## To do
Pictures stay out of the copy; restate everything else in the material exactly.
- - - -
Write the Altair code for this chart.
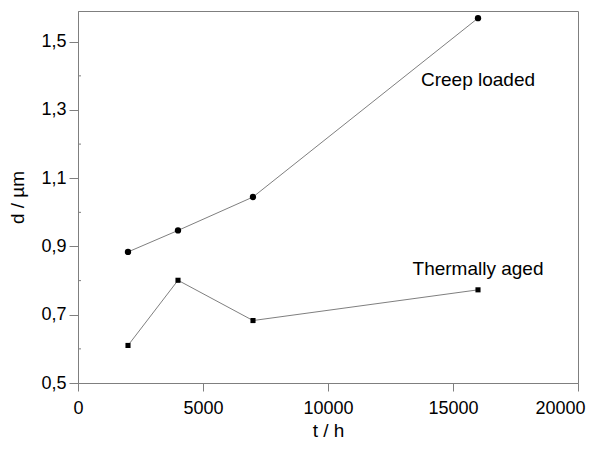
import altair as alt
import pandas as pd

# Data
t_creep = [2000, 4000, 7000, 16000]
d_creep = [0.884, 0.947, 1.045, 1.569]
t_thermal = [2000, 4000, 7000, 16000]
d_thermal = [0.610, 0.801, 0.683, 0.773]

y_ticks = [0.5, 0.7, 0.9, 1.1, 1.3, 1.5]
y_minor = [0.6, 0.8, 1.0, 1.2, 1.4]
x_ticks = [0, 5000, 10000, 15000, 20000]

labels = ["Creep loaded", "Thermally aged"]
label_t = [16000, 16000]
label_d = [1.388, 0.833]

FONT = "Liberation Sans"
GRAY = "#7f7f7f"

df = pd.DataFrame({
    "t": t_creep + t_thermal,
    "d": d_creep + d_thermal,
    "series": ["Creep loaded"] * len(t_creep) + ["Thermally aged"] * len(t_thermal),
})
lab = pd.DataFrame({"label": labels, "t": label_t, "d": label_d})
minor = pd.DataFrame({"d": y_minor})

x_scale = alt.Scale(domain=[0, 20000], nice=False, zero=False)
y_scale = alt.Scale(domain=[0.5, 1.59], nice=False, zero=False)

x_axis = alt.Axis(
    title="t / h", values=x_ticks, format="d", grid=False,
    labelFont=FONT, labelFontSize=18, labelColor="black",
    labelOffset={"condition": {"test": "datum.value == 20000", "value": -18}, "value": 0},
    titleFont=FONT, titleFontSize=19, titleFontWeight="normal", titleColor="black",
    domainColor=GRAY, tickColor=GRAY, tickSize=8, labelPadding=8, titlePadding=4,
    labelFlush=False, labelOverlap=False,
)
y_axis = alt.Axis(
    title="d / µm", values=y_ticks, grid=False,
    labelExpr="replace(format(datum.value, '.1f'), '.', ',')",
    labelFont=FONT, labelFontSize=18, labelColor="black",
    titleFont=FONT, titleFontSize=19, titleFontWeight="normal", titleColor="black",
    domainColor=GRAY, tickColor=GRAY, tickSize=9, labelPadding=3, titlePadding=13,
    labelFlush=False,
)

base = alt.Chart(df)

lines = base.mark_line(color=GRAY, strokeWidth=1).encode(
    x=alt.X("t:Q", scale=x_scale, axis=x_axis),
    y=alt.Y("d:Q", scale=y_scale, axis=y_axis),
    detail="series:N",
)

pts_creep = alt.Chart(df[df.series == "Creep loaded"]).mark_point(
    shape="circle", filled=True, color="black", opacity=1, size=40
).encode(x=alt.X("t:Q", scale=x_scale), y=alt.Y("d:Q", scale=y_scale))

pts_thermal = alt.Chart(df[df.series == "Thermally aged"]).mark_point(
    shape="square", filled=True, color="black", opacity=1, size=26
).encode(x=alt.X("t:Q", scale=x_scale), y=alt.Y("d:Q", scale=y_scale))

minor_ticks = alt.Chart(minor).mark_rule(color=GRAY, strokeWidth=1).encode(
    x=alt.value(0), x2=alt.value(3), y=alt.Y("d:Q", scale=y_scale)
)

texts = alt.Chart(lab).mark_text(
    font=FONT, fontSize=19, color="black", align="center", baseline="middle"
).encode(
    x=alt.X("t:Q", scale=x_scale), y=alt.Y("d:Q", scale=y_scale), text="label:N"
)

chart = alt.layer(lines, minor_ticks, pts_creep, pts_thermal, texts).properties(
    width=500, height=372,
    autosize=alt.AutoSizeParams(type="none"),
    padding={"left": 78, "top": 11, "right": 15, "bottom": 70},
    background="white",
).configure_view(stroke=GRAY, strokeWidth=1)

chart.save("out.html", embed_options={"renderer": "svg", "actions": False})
- - - -
## The solution
Write the Altair code for this chart.
import altair as alt
import pandas as pd

# Data
t_creep = [2000, 4000, 7000, 16000]
d_creep = [0.884, 0.947, 1.045, 1.569]
t_thermal = [2000, 4000, 7000, 16000]
d_thermal = [0.610, 0.801, 0.683, 0.773]

y_ticks = [0.5, 0.7, 0.9, 1.1, 1.3, 1.5]
y_minor = [0.6, 0.8, 1.0, 1.2, 1.4]
x_ticks = [0, 5000, 10000, 15000, 20000]

labels = ["Creep loaded", "Thermally aged"]
label_t = [16000, 16000]
label_d = [1.388, 0.833]

FONT = "Liberation Sans"
GRAY = "#7f7f7f"

df = pd.DataFrame({
    "t": t_creep + t_thermal,
    "d": d_creep + d_thermal,
    "series": ["Creep loaded"] * len(t_creep) + ["Thermally aged"] * len(t_thermal),
})
lab = pd.DataFrame({"label": labels, "t": label_t, "d": label_d})
minor = pd.DataFrame({"d": y_minor})

x_scale = alt.Scale(domain=[0, 20000], nice=False, zero=False)
y_scale = alt.Scale(domain=[0.5, 1.59], nice=False, zero=False)

x_axis = alt.Axis(
    title="t / h", values=x_ticks, format="d", grid=False,
    labelFont=FONT, labelFontSize=18, labelColor="black",
    labelOffset={"condition": {"test": "datum.value == 20000", "value": -18}, "value": 0},
    titleFont=FONT, titleFontSize=19, titleFontWeight="normal", titleColor="black",
    domainColor=GRAY, tickColor=GRAY, tickSize=8, labelPadding=8, titlePadding=4,
    labelFlush=False, labelOverlap=False,
)
y_axis = alt.Axis(
    title="d / µm", values=y_ticks, grid=False,
    labelExpr="replace(format(datum.value, '.1f'), '.', ',')",
    labelFont=FONT, labelFontSize=18, labelColor="black",
    titleFont=FONT, titleFontSize=19, titleFontWeight="normal", titleColor="black",
    domainColor=GRAY, tickColor=GRAY, tickSize=9, labelPadding=3, titlePadding=13,
    labelFlush=False,
)

base = alt.Chart(df)

lines = base.mark_line(color=GRAY, strokeWidth=1).encode(
    x=alt.X("t:Q", scale=x_scale, axis=x_axis),
    y=alt.Y("d:Q", scale=y_scale, axis=y_axis),
    detail="series:N",
)

pts_creep = alt.Chart(df[df.series == "Creep loaded"]).mark_point(
    shape="circle", filled=True, color="black", opacity=1, size=40
).encode(x=alt.X("t:Q", scale=x_scale), y=alt.Y("d:Q", scale=y_scale))

pts_thermal = alt.Chart(df[df.series == "Thermally aged"]).mark_point(
    shape="square", filled=True, color="black", opacity=1, size=26
).encode(x=alt.X("t:Q", scale=x_scale), y=alt.Y("d:Q", scale=y_scale))

minor_ticks = alt.Chart(minor).mark_rule(color=GRAY, strokeWidth=1).encode(
    x=alt.value(0), x2=alt.value(3), y=alt.Y("d:Q", scale=y_scale)
)

texts = alt.Chart(lab).mark_text(
    font=FONT, fontSize=19, color="black", align="center", baseline="middle"
).encode(
    x=alt.X("t:Q", scale=x_scale), y=alt.Y("d:Q", scale=y_scale), text="label:N"
)

chart = alt.layer(lines, minor_ticks, pts_creep, pts_thermal, texts).properties(
    width=500, height=372,
    autosize=alt.AutoSizeParams(type="none"),
    padding={"left": 78, "top": 11, "right": 15, "bottom": 70},
    background="white",
).configure_view(stroke=GRAY, strokeWidth=1)

chart.save("out.html", embed_options={"renderer": "svg", "actions": False})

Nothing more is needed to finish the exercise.